Association column: “An extraordinary year for the German fund market”

Thomas Richter, chief executive of BVI – the German Investment Funds Association – reflects on how the country’s asset management industry handled the pandemic in 2020.

2020 was an extraordinary year for the German fund market. Not only did funds record the third-best sales year despite the corona crisis, they also posted record holdings of €3,850 billion, underscoring the importance of funds for retirement provisions and the benefits of stable distribution channels during market turmoil. 

The German fund industry’s growth trend continued unabated. New business of retail funds and Spezialfonds for institutional investors amounted to €126 billion by year end. Sustainable retail funds in particular recorded inflows of €20.6 billion net. As a result, sustainable funds contributed almost half of the retail fund segment’s new business in 2020. Germany remains the largest fund market in Europe.

According to the European Central Bank, it accounts for 23% of all fund assets held by investors in Europe, followed by France and the UK with 14% each. 

Preventing panic
The strong performance has a couple of reasons. First, retail investors did not panic when the markets temporarily slumped in March last year. This may partly be due to the simple fact that the quick recovery of the stock markets did not leave enough time for fire sales. But, more importantly, sales teams and commission-based financial advisers obviously managed to calm down their retail clients, preventing a panic-driven reaction. This, combined with a favourable climate for funds created by record low interest rates, encouraged private households in Germany to invest €5.8 billion in investment funds in the first quarter 2020, whilst in the UK they withdraw €8.8 billion and in the Netherlands €2 billion. This is certainly due to the ban on commissions in both countries. 

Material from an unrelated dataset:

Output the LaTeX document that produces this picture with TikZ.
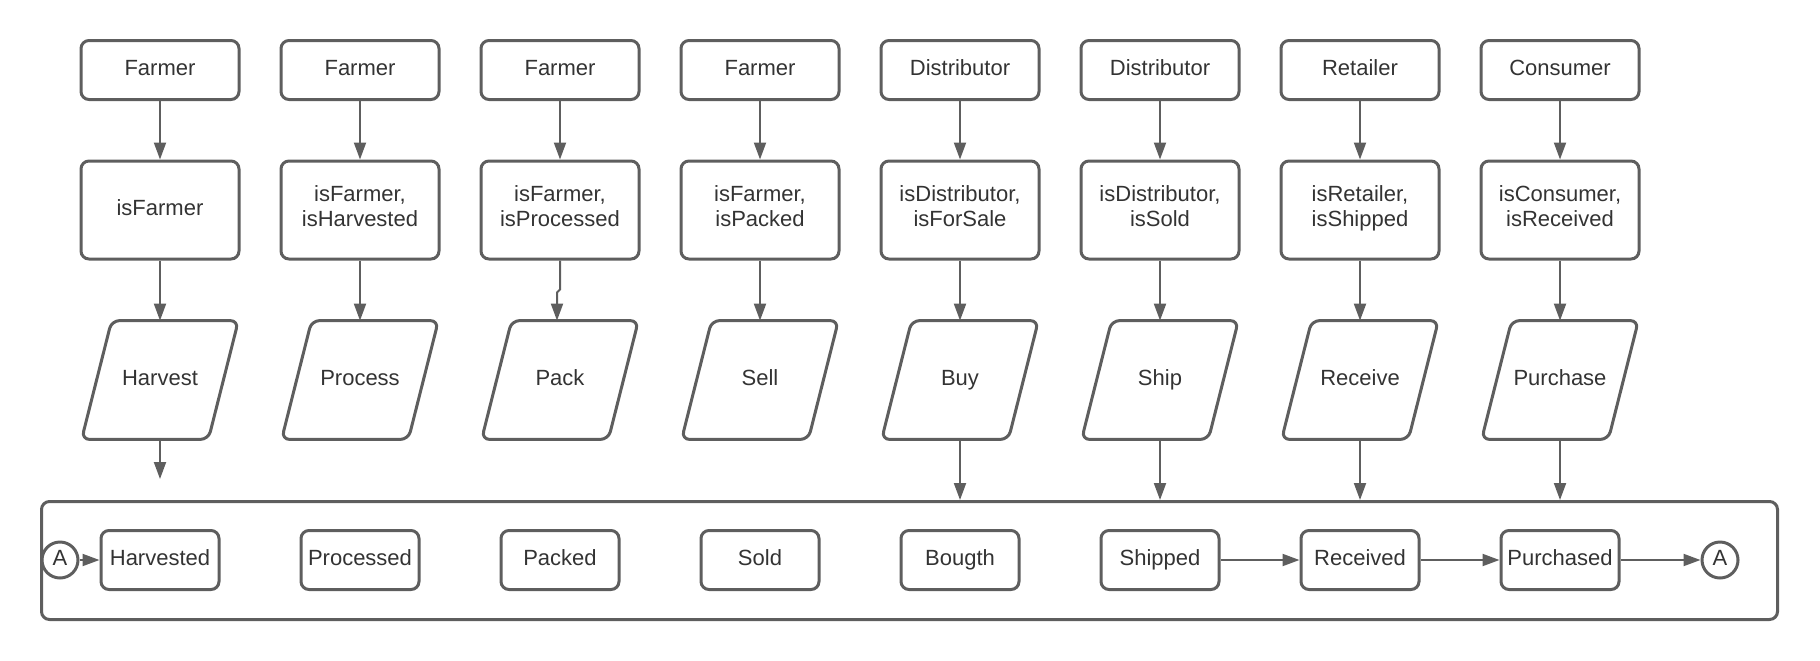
\documentclass[tikz,border=0pt]{standalone}
\usepackage{fontspec}
\setmainfont{Liberation Sans}
\usetikzlibrary{arrows.meta}
\definecolor{ln}{HTML}{5E5E5E}
\definecolor{tx}{HTML}{333333}
\begin{document}
\begin{tikzpicture}[x=0.5pt,y=-0.5pt,
  every node/.style={text=tx, font=\fontsize{11}{12.8}\selectfont, align=center, inner sep=0pt},
  txt/.style={execute at begin node=\strut, execute at end node=\strut},
  topbox/.style={txt, draw=ln, line width=1.5pt, rounded corners=4pt, minimum width=79pt, minimum height=29.5pt},
  midbox/.style={topbox, minimum height=49pt},
  pbox/.style={txt, minimum width=78pt, minimum height=59pt},
  pline/.style={draw=ln, line width=1.5pt, rounded corners=4pt},
  statebox/.style={topbox, minimum width=59pt},
  conn/.style={txt, draw=ln, line width=1.5pt, circle, minimum size=18pt},
  arr/.style={draw=ln, line width=1pt, -{Triangle[length=8.5pt,width=6pt]}},
  frame/.style={draw=ln, line width=1.5pt, rounded corners=4pt, minimum width=868pt, minimum height=59pt}
]
\useasboundingbox (0,0) rectangle (1820,660);

% container
\node[frame] (cont) at (909.5,560.5) {};

% top row
\node[topbox] (t1) at (160,70) {Farmer};
\node[topbox] (t2) at (360,70) {Farmer};
\node[topbox] (t3) at (560,70) {Farmer};
\node[topbox] (t4) at (760,70) {Farmer};
\node[topbox] (t5) at (960,70) {Distributor};
\node[topbox] (t6) at (1160,70) {Distributor};
\node[topbox] (t7) at (1360,70) {Retailer};
\node[topbox] (t8) at (1560,70) {Consumer};

% middle row
\node[midbox] (m1) at (160,210) {isFarmer};
\node[midbox] (m2) at (360,210) {isFarmer,\\isHarvested};
\node[midbox] (m3) at (560,210) {isFarmer,\\isProcessed};
\node[midbox] (m4) at (760,210) {isFarmer,\\isPacked};
\node[midbox] (m5) at (960,210) {isDistributor,\\isForSale};
\node[midbox] (m6) at (1160,210) {isDistributor,\\isSold};
\node[midbox] (m7) at (1360,210) {isRetailer,\\isShipped};
\node[midbox] (m8) at (1560,210) {isConsumer,\\isReceived};

% parallelograms
\node[pbox] (p1) at (160,380) {Harvest};
\node[pbox] (p2) at (360,380) {Process};
\node[pbox] (p3) at (560,380) {Pack};
\node[pbox] (p4) at (760,380) {Sell};
\node[pbox] (p5) at (960,380) {Buy};
\node[pbox] (p6) at (1160,380) {Ship};
\node[pbox] (p7) at (1360,380) {Receive};
\node[pbox] (p8) at (1560,380) {Purchase};
\foreach \n in {p1,p2,p3,p4,p5,p6,p7,p8}{
  \draw[pline] ([xshift=15pt]\n.north west) -- (\n.north east) -- ([xshift=-15pt]\n.south east) -- (\n.south west) -- cycle;
}

% state boxes
\node[statebox] (s1) at (160,560) {Harvested};
\node[statebox] (s2) at (360,560) {Processed};
\node[statebox] (s3) at (560,560) {Packed};
\node[statebox] (s4) at (760,560) {Sold};
\node[statebox] (s5) at (960,560) {Bougth};
\node[statebox] (s6) at (1160,560) {Shipped};
\node[statebox] (s7) at (1360,560) {Received};
\node[statebox] (s8) at (1560,560) {Purchased};

% connectors A
\node[conn] (a1) at (60,560) {A};
\node[conn] (a2) at (1720,560) {A};

% arrows top -> mid
\foreach \i in {1,...,8}{
  \draw[arr] (t\i.south) -- (m\i.north);
}
% arrows mid -> parallelogram
\foreach \i in {1,2,4,5,6,7,8}{
  \draw[arr] (m\i.south) -- (p\i.north);
}
\draw[arr] (m3.south) -- ++(0,29) -- ++(-3,3) -- ([xshift=-1.5pt]p3.north);

% parallelogram -> container
\coordinate (e1) at (160,479);
\draw[arr] (p1.south) -- (e1);
\foreach \i in {5,6,7,8}{
  \draw[arr] (p\i.south) -- (p\i.south |- cont.north);
}

% bottom chain
\draw[arr] (a1) -- (s1);
\draw[arr] (s6) -- (s7);
\draw[arr] (s7) -- (s8);
\draw[arr] (s8) -- (a2);
\end{tikzpicture}
\end{document}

In the second quarter, net sales in Germany and Europe already surpassed pre-Covid figures. In Spezialfonds, new business declined temporarily; after the best start to a first quarter since 2015, institutional investors sold a small number of fund units in April and May due to a need for liquidity. But here, again, the signs turned positive from June onwards. Fortunately, the slowdown in new business remained a temporary dip, which then turned into a rapid recovery.

Liquidity management
The fact that no fund had to be closed due to outflows of liquidity also had a calming effect on the fund market. Given this, strict and efficient fund liquidity management was crucial for the resilience of the fund market last year. Germany is a pioneer when it comes to liquidity management tools, e.g. by applying the stricter rules of the AIFM Directive on liquidity management to Ucits funds since 2013. Guidelines ensure effective processes (e.g. liquidity stress tests) for dealing with liquidity bottlenecks. And last but not least, open-end real estate funds are benefiting from the redemption period which was introduced in 2014 and has already proven its ability to prevent unmanageable outflows. Since March 2020, the German Investment Code (KAGB) includes swing pricing, gating, and redemption periods for securities funds as additional liquidity management tools, which have been smoothly implemented during the year. Now the German fund market has all necessary liquidity management tools in place to handle the next crises.

* By Thomas Richter, CEO of the German Investment Funds Association (BVI).